[Supplied data]
------------

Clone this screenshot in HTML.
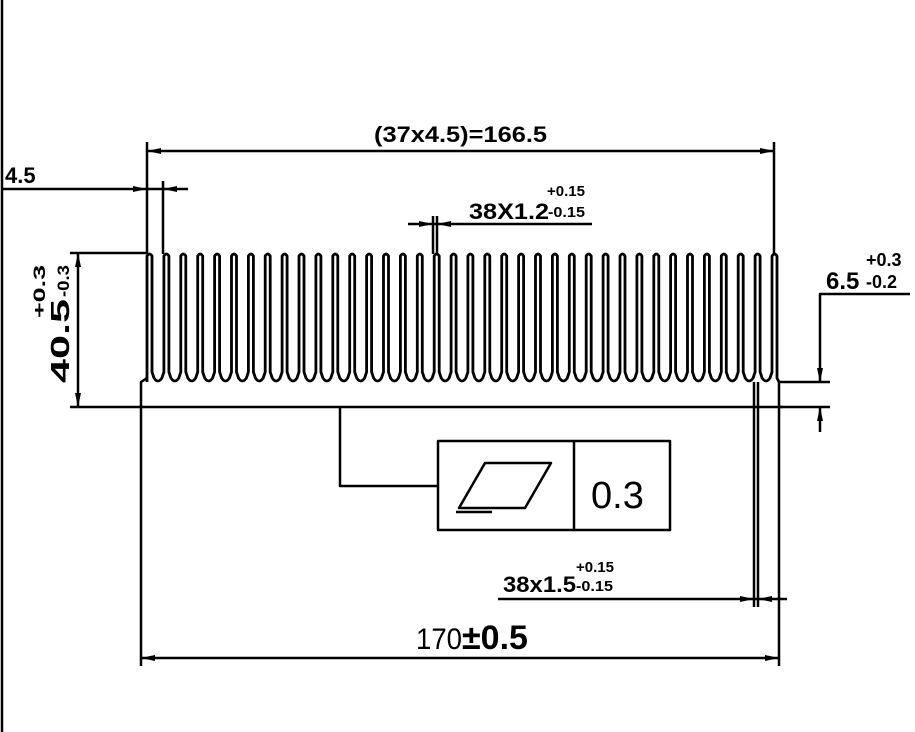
<!DOCTYPE html>
<html><head><style>body{margin:0;background:#fff}svg{display:block}text{font-family:"Liberation Sans",sans-serif;fill:#000}</style></head>
<body>
<svg width="915" height="732" viewBox="0 0 915 732" xmlns="http://www.w3.org/2000/svg">
<g stroke="#000" fill="none" stroke-width="2.5" stroke-linejoin="round">
<line x1="2" y1="0" x2="2" y2="732"/>
<path id="fins" d="" stroke-width="2.8"/>
<line x1="141" y1="420" x2="141" y2="666"/>
<path d="M141 420 L141 382 L147 378"/>
<line x1="70" y1="407" x2="783" y2="407"/>
<line x1="779" y1="382" x2="779" y2="666"/>
<line x1="779" y1="382" x2="830" y2="382"/>
<line x1="754" y1="382" x2="754" y2="607"/>
<line x1="758" y1="382" x2="758" y2="607"/>
<line x1="147" y1="142" x2="147" y2="254"/>
<line x1="774" y1="142" x2="774" y2="254"/>
<line x1="147" y1="151" x2="774" y2="151"/>
<line x1="2" y1="189" x2="188" y2="189"/>
<line x1="163" y1="181" x2="163" y2="254"/>
<line x1="408" y1="224" x2="592" y2="224"/>
<line x1="433" y1="216" x2="433" y2="254"/>
<line x1="437" y1="216" x2="437" y2="254"/>
<line x1="70" y1="253" x2="147" y2="253"/>
<line x1="78" y1="253" x2="78" y2="407"/>
<path d="M910 294 L820 294 L820 382"/>
<line x1="820" y1="407" x2="820" y2="432"/>
<line x1="779" y1="407" x2="830" y2="407"/>
<path d="M340 407 L340 486 L438 486"/>
<rect x="438" y="441" width="232" height="89"/>
<line x1="574" y1="441" x2="574" y2="530"/>
<path d="M485 463 L551 463 L525 508 L459 508 Z"/>
<line x1="456" y1="512" x2="492" y2="512"/>
<line x1="498" y1="599" x2="787" y2="599"/>
<line x1="141" y1="658" x2="779" y2="658"/>
</g>
<g fill="#000">
<path d="M147 151 l14 -3 v6z M774 151 l-14 -3 v6z"/>
<path d="M147 189 l-14 -3 v6z M163 189 l14 -3 v6z"/>
<path d="M433 224 l-14 -3 v6z M437 224 l14 -3 v6z"/>
<path d="M78 253 l-3 14 h6z M78 407 l-3 -14 h6z"/>
<path d="M820 382 l-3 -14 h6z M820 407 l-3 14 h6z"/>
<path d="M754 599 l-14 -3 v6z M758 599 l14 -3 v6z"/>
<path d="M141 658 l14 -3 v6z M779 658 l-14 -3 v6z"/>
</g>
<text x="374" y="142" font-size="22" font-weight="bold" textLength="173" lengthAdjust="spacingAndGlyphs">(37x4.5)=166.5</text>
<text x="5" y="183" font-size="22" font-weight="bold">4.5</text>
<text x="469" y="219" font-size="22" font-weight="bold" textLength="80" lengthAdjust="spacingAndGlyphs">38X1.2</text>
<text x="547" y="196" font-size="15" font-weight="bold" textLength="38" lengthAdjust="spacingAndGlyphs">+0.15</text>
<text x="548" y="217" font-size="15" font-weight="bold" textLength="37" lengthAdjust="spacingAndGlyphs">-0.15</text>
<text x="826" y="289" font-size="24" font-weight="bold">6.5</text>
<text x="866" y="266" font-size="18" font-weight="bold">+0.3</text>
<text x="866" y="288" font-size="18" font-weight="bold">-0.2</text>
<text transform="translate(69,383) rotate(-90)" font-size="26" font-weight="bold" textLength="84" lengthAdjust="spacingAndGlyphs">40.5</text>
<text transform="translate(45,318) rotate(-90)" font-size="17" font-weight="bold" textLength="53" lengthAdjust="spacingAndGlyphs">+0.3</text>
<text transform="translate(69,297) rotate(-90)" font-size="17" font-weight="bold" textLength="32" lengthAdjust="spacingAndGlyphs">-0.3</text>
<text x="591" y="508" font-size="38">0.3</text>
<text x="503" y="592" font-size="22" font-weight="bold" textLength="73" lengthAdjust="spacingAndGlyphs">38x1.5</text>
<text x="576" y="572" font-size="15" font-weight="bold" textLength="38" lengthAdjust="spacingAndGlyphs">+0.15</text>
<text x="576" y="591" font-size="15" font-weight="bold" textLength="37" lengthAdjust="spacingAndGlyphs">-0.15</text>
<text x="416" y="649" font-size="30" textLength="46" lengthAdjust="spacingAndGlyphs">170</text>
<text x="462" y="649" font-size="34" font-weight="bold">±0.5</text>
<script>
(function(){
var d="M147 382 ";var p=(772-147)/37;
for(var i=0;i<38;i++){var l=147+i*p,r=l+5;
d+="L"+l.toFixed(1)+" 256 Q"+(l+2.5).toFixed(1)+" 252 "+r.toFixed(1)+" 256 L"+r.toFixed(1)+" 372 ";
if(i<37){var n=l+p;d+="L"+(r+2).toFixed(1)+" 378 Q"+((r+n)/2).toFixed(1)+" 384 "+(n-2).toFixed(1)+" 378 L"+n.toFixed(1)+" 372 ";}
else d+="L"+r.toFixed(1)+" 378 L779 382";}
document.getElementById("fins").setAttribute("d",d);
})();
</script>
</svg>
</body></html>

------------

[Exercise directions] Reproduce the material above verbatim; omit every picture.

[Answer]
Clone this screenshot in HTML.
<!DOCTYPE html>
<html><head><style>body{margin:0;background:#fff}svg{display:block}text{font-family:"Liberation Sans",sans-serif;fill:#000}</style></head>
<body>
<svg width="915" height="732" viewBox="0 0 915 732" xmlns="http://www.w3.org/2000/svg">
<g stroke="#000" fill="none" stroke-width="2.5" stroke-linejoin="round">
<line x1="2" y1="0" x2="2" y2="732"/>
<path id="fins" d="" stroke-width="2.8"/>
<line x1="141" y1="420" x2="141" y2="666"/>
<path d="M141 420 L141 382 L147 378"/>
<line x1="70" y1="407" x2="783" y2="407"/>
<line x1="779" y1="382" x2="779" y2="666"/>
<line x1="779" y1="382" x2="830" y2="382"/>
<line x1="754" y1="382" x2="754" y2="607"/>
<line x1="758" y1="382" x2="758" y2="607"/>
<line x1="147" y1="142" x2="147" y2="254"/>
<line x1="774" y1="142" x2="774" y2="254"/>
<line x1="147" y1="151" x2="774" y2="151"/>
<line x1="2" y1="189" x2="188" y2="189"/>
<line x1="163" y1="181" x2="163" y2="254"/>
<line x1="408" y1="224" x2="592" y2="224"/>
<line x1="433" y1="216" x2="433" y2="254"/>
<line x1="437" y1="216" x2="437" y2="254"/>
<line x1="70" y1="253" x2="147" y2="253"/>
<line x1="78" y1="253" x2="78" y2="407"/>
<path d="M910 294 L820 294 L820 382"/>
<line x1="820" y1="407" x2="820" y2="432"/>
<line x1="779" y1="407" x2="830" y2="407"/>
<path d="M340 407 L340 486 L438 486"/>
<rect x="438" y="441" width="232" height="89"/>
<line x1="574" y1="441" x2="574" y2="530"/>
<path d="M485 463 L551 463 L525 508 L459 508 Z"/>
<line x1="456" y1="512" x2="492" y2="512"/>
<line x1="498" y1="599" x2="787" y2="599"/>
<line x1="141" y1="658" x2="779" y2="658"/>
</g>
<g fill="#000">
<path d="M147 151 l14 -3 v6z M774 151 l-14 -3 v6z"/>
<path d="M147 189 l-14 -3 v6z M163 189 l14 -3 v6z"/>
<path d="M433 224 l-14 -3 v6z M437 224 l14 -3 v6z"/>
<path d="M78 253 l-3 14 h6z M78 407 l-3 -14 h6z"/>
<path d="M820 382 l-3 -14 h6z M820 407 l-3 14 h6z"/>
<path d="M754 599 l-14 -3 v6z M758 599 l14 -3 v6z"/>
<path d="M141 658 l14 -3 v6z M779 658 l-14 -3 v6z"/>
</g>
<text x="374" y="142" font-size="22" font-weight="bold" textLength="173" lengthAdjust="spacingAndGlyphs">(37x4.5)=166.5</text>
<text x="5" y="183" font-size="22" font-weight="bold">4.5</text>
<text x="469" y="219" font-size="22" font-weight="bold" textLength="80" lengthAdjust="spacingAndGlyphs">38X1.2</text>
<text x="547" y="196" font-size="15" font-weight="bold" textLength="38" lengthAdjust="spacingAndGlyphs">+0.15</text>
<text x="548" y="217" font-size="15" font-weight="bold" textLength="37" lengthAdjust="spacingAndGlyphs">-0.15</text>
<text x="826" y="289" font-size="24" font-weight="bold">6.5</text>
<text x="866" y="266" font-size="18" font-weight="bold">+0.3</text>
<text x="866" y="288" font-size="18" font-weight="bold">-0.2</text>
<text transform="translate(69,383) rotate(-90)" font-size="26" font-weight="bold" textLength="84" lengthAdjust="spacingAndGlyphs">40.5</text>
<text transform="translate(45,318) rotate(-90)" font-size="17" font-weight="bold" textLength="53" lengthAdjust="spacingAndGlyphs">+0.3</text>
<text transform="translate(69,297) rotate(-90)" font-size="17" font-weight="bold" textLength="32" lengthAdjust="spacingAndGlyphs">-0.3</text>
<text x="591" y="508" font-size="38">0.3</text>
<text x="503" y="592" font-size="22" font-weight="bold" textLength="73" lengthAdjust="spacingAndGlyphs">38x1.5</text>
<text x="576" y="572" font-size="15" font-weight="bold" textLength="38" lengthAdjust="spacingAndGlyphs">+0.15</text>
<text x="576" y="591" font-size="15" font-weight="bold" textLength="37" lengthAdjust="spacingAndGlyphs">-0.15</text>
<text x="416" y="649" font-size="30" textLength="46" lengthAdjust="spacingAndGlyphs">170</text>
<text x="462" y="649" font-size="34" font-weight="bold">±0.5</text>
<script>
(function(){
var d="M147 382 ";var p=(772-147)/37;
for(var i=0;i<38;i++){var l=147+i*p,r=l+5;
d+="L"+l.toFixed(1)+" 256 Q"+(l+2.5).toFixed(1)+" 252 "+r.toFixed(1)+" 256 L"+r.toFixed(1)+" 372 ";
if(i<37){var n=l+p;d+="L"+(r+2).toFixed(1)+" 378 Q"+((r+n)/2).toFixed(1)+" 384 "+(n-2).toFixed(1)+" 378 L"+n.toFixed(1)+" 372 ";}
else d+="L"+r.toFixed(1)+" 378 L779 382";}
document.getElementById("fins").setAttribute("d",d);
})();
</script>
</svg>
</body></html>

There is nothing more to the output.